By implementing quickly, and measuring early and often, we are now able to learn from what we have implemented and “pivot or persevere.” In its simplest sense to pivot, is to make a somewhat drastic change based on what we have learned, while persevering is to continue with the same product while making minor adjustments. Pivoting often happens early in a product’s lifecycle, for example the young coaches who tries to implement Olympic lifting or individualized programs before they have even seen their athletes move. When implementing a new program often times we are very quickly able to learn its faults from a practicality side, while diving deeper can take more time and data collection. More experienced coaches will more often make minor adjustments and tweaks, but on occasion can make more drastic changes as well.
Simply speaking, this where we evaluate our programming and ourselves as coaches, and make changes based off of our learnings. By collecting and then analyzing reliable and valid data, we are able to make informed scientific decisions on what needs to change. This step is restricted to less ego-centric coaches who don’t believe they have it all figured out.

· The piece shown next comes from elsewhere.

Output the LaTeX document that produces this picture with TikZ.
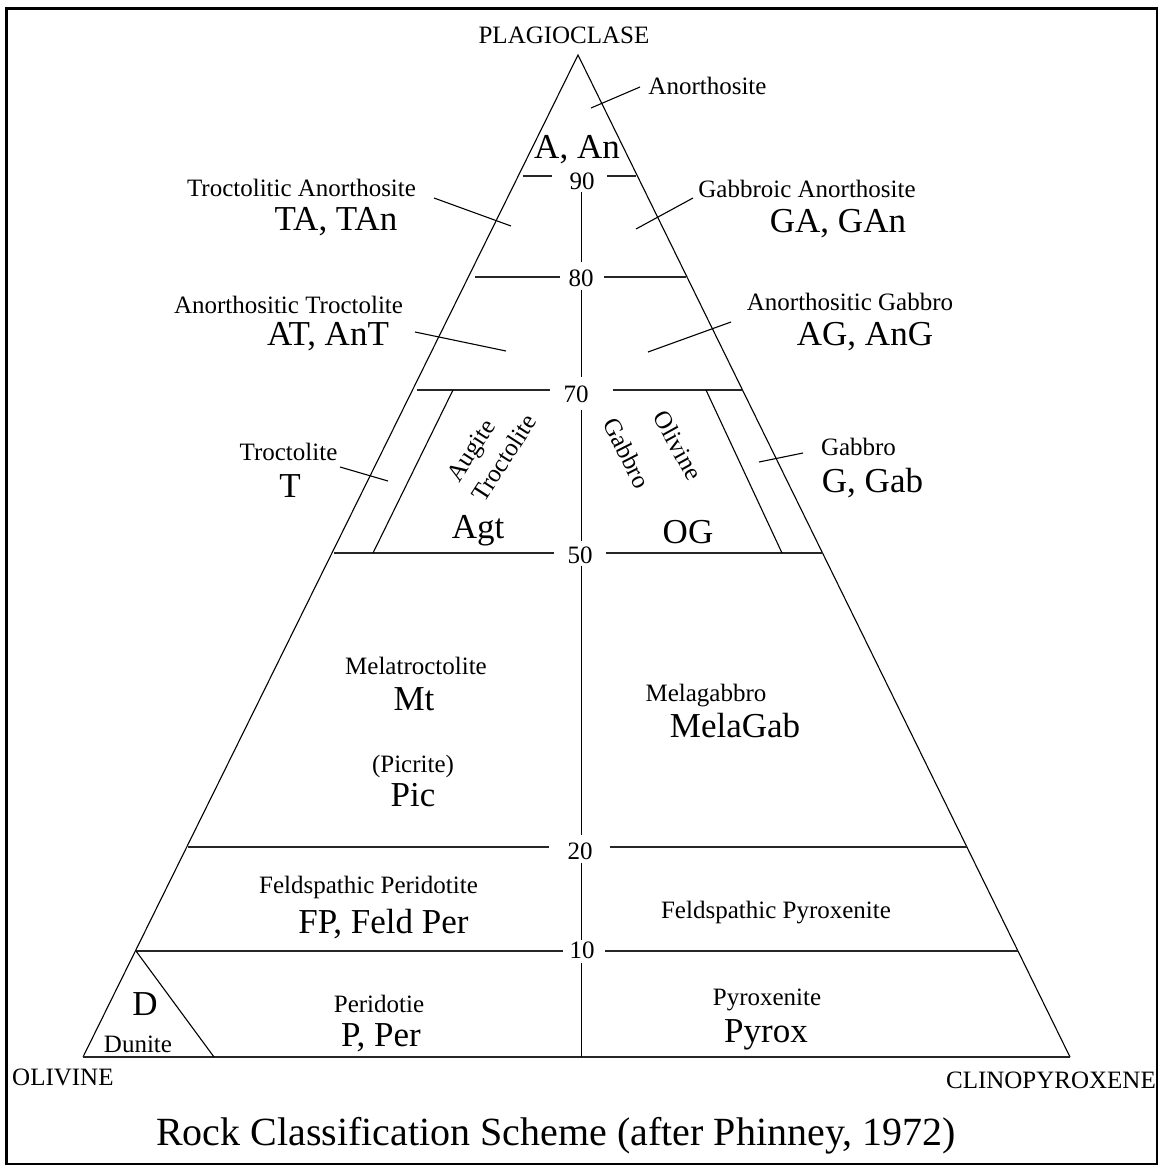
\documentclass[tikz,border=0pt]{standalone}
\usepackage{fontspec}
\setmainfont{Liberation Serif}
\usetikzlibrary{calc}
\begin{document}
\begin{tikzpicture}[x=1pt,y=-1pt,
  sm/.style={inner sep=0pt,anchor=base,font=\fontsize{25}{30}\selectfont},
  lg/.style={inner sep=0pt,anchor=base,font=\fontsize{35}{42}\selectfont},
  rot/.style={inner sep=0pt,font=\fontsize{25}{30}\selectfont},
  side/.style={line width=1.1pt},
  lvl/.style={line width=1.5pt,draw=black!85},
  lead/.style={line width=1.1pt}]
\useasboundingbox (0,0) rectangle (1161,1167);
\draw[line width=2.6pt] (6.5,8.5) rectangle (1157,1164);
% vertices
\coordinate (P) at (578,55);
\coordinate (O) at (83,1057);
\coordinate (C) at (1070,1057);
\draw[side] (O) -- (P) -- (C);
\draw[lvl] (O) -- (C);
% level lines
\draw[lvl] (523,176) -- (552,176);  \draw[lvl] (607,176) -- (636,176);
\draw[lvl] (475,277) -- (560,277);  \draw[lvl] (604,277) -- (686,277);
\draw[lvl] (417,390) -- (550,390);  \draw[lvl] (613,390) -- (742,390);
\draw[lvl] (334,553) -- (554,553);  \draw[lvl] (606,553) -- (823,553);
\draw[lvl] (188,847) -- (549,847);  \draw[lvl] (610,847) -- (967,847);
\draw[lvl] (136,951) -- (563,951);  \draw[lvl] (605,951) -- (1018,951);
% central vertical
\draw[side] (581.5,192) -- (581.5,262);
\draw[side] (581.5,290) -- (581.5,377);
\draw[side] (581.5,410) -- (581.5,541);
\draw[side] (581.5,566) -- (581.5,835);
\draw[side] (581.5,863) -- (581.5,940);
\draw[side] (581.5,963) -- (581.5,1057);
% inner boundaries
\draw[side] (453,390) -- (373,553);
\draw[side] (706,390) -- (782,553);
\draw[side] (136,951) -- (214,1057);
% level numbers
\node[sm] (n90) at (582,189) {90};
\node[sm] (n80) at (581,286) {80};
\node[sm] (n70) at (576,402) {70};
\node[sm] (n50) at (580,563) {50};
\node[sm] (n20) at (580,859) {20};
\node[sm] (n10) at (582,958) {10};
% labels
\node[sm] (plag) at (564,43) {PLAGIOCLASE};
\node[sm] (anor) at (707.5,94) {Anorthosite};
\node[lg] (aan) at (577,158) {A, An};
\node[sm] (ta1) at (301.5,196) {Troctolitic Anorthosite};
\node[lg] (ta2) at (336,230) {TA, TAn};
\node[sm] (ga1) at (807,197) {Gabbroic Anorthosite};
\node[lg] (ga2) at (838,232) {GA, GAn};
\node[sm] (at1) at (288.5,313) {Anorthositic Troctolite};
\node[lg] (at2) at (328,345) {AT, AnT};
\node[sm] (ag1) at (850,310) {Anorthositic Gabbro};
\node[lg] (ag2) at (865,345) {AG, AnG};
\node[sm] (t1) at (288.5,460) {Troctolite};
\node[lg] (t2) at (290,497) {T};
\node[sm] (g1) at (858.5,455) {Gabbro};
\node[lg] (g2) at (872.5,492) {G, Gab};
\node[rot,rotate=57] (aug) at (473,452) {Augite};
\node[rot,rotate=57] (troc) at (504,458) {Troctolite};
\node[lg] (agt) at (478,538) {Agt};
\node[rot,rotate=-61] (oliv) at (678,445) {Olivine};
\node[rot,rotate=-63] (gab) at (627,453) {Gabbro};
\node[lg] (og) at (688,543) {OG};
\node[sm] (mt1) at (416,674) {Melatroctolite};
\node[lg] (mt2) at (414,710) {Mt};
\node[sm] (mg1) at (706,701) {Melagabbro};
\node[lg] (mg2) at (735,737) {MelaGab};
\node[sm] (pic1) at (413,772) {(Picrite)};
\node[lg] (pic2) at (413,806) {Pic};
\node[sm] (fp1) at (368.5,893) {Feldspathic Peridotite};
\node[lg] (fp2) at (383.5,933) {FP, Feld Per};
\node[sm] (fpy) at (776,918) {Feldspathic Pyroxenite};
\node[sm] (per1) at (379,1012) {Peridotie};
\node[lg] (per2) at (381,1046) {P, Per};
\node[sm] (px1) at (767,1005) {Pyroxenite};
\node[lg] (px2) at (766,1042) {Pyrox};
\node[lg] (d2) at (145,1015) {D};
\node[sm] (d1) at (138,1052) {Dunite};
\node[sm,anchor=base west] (oli) at (12,1085) {OLIVINE};
\node[sm,anchor=base east] (cpx) at (1156,1088) {CLINOPYROXENE};
\node[inner sep=0pt,anchor=base,font=\fontsize{40}{48}\selectfont] (title) at (556,1145) {Rock Classification Scheme (after Phinney, 1972)};
% leader lines
\coordinate (la) at (591,108);  \coordinate (la2) at (640,87);
\coordinate (lta) at (434,198); \coordinate (lta2) at (511,226);
\coordinate (lga) at (636,229); \coordinate (lga2) at (693,198);
\coordinate (lat) at (415,332); \coordinate (lat2) at (506,351);
\coordinate (lag) at (648,352); \coordinate (lag2) at (731,322);
\coordinate (lt) at (340,467);  \coordinate (lt2) at (388,481);
\coordinate (lg) at (759,462);  \coordinate (lg2) at (803,453);
\draw[lead] (la) -- (la2);
\draw[lead] (lta) -- (lta2);
\draw[lead] (lga) -- (lga2);
\draw[lead] (lat) -- (lat2);
\draw[lead] (lag) -- (lag2);
\draw[lead] (lt) -- (lt2);
\draw[lead] (lg) -- (lg2);
\end{tikzpicture}
\end{document}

Build – Measure – Learn is a loop, once you have validating learning, build an improved program an start again. Reading a book on creating a software product may seem to have little to do with coaching, but the concepts of successful people can usually be applied in any industry. The truth is, we have a lot to learn from other fields. By subscribing to the Agile philosophy and thinking lean, we are able to take a more scientifically validated approach to evaluating our program and ourselves as an industry.